I feel this undertow, like I am being dragged back to high school. This sense of the ones that belong and those that do not. The people that push your buttons, the people that you can manage to brush off. All of it is a battle of wits, a tempest in a silly little teapot - but all the same the wounds are there and you cannot pretend when one reopens.

Thankfully there are kind faces, and the brilliant sun of Valencia. There is far more than betrayal in darkened rooms. There are perfect white anchovies and cold glasses of Verdejo. There are long walks on night streets with the asphalt still warm hours later, corners to turn, a cathedral tucked into a great square. The waitress talks to me about her daughter, as I sit at the last table of the night and talk about both of mine.
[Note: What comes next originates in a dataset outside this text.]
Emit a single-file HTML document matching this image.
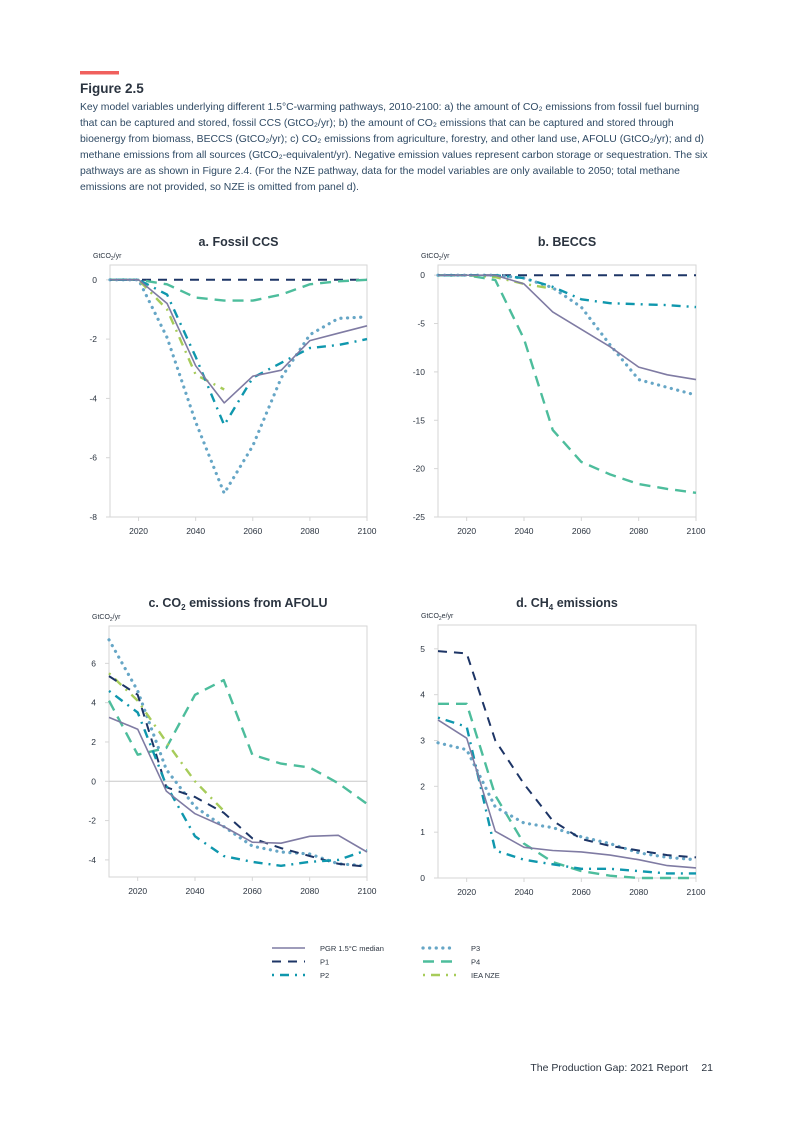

Being away from them even for a few days, not studying my wife's face at breakfast - it untethers me. It is the going back that keeps me peaceful, the moment as I approach our door. Until then, there are new faces crowding into the closing party and we talk long into the night. Not everyone is that cold-eyed man and somehow he has disappeared, replaced by antics and accents, sunburned cheeks, eyes that widen with each shared story until the bottles are empty, until I need to retrieve my bag and head to the airport.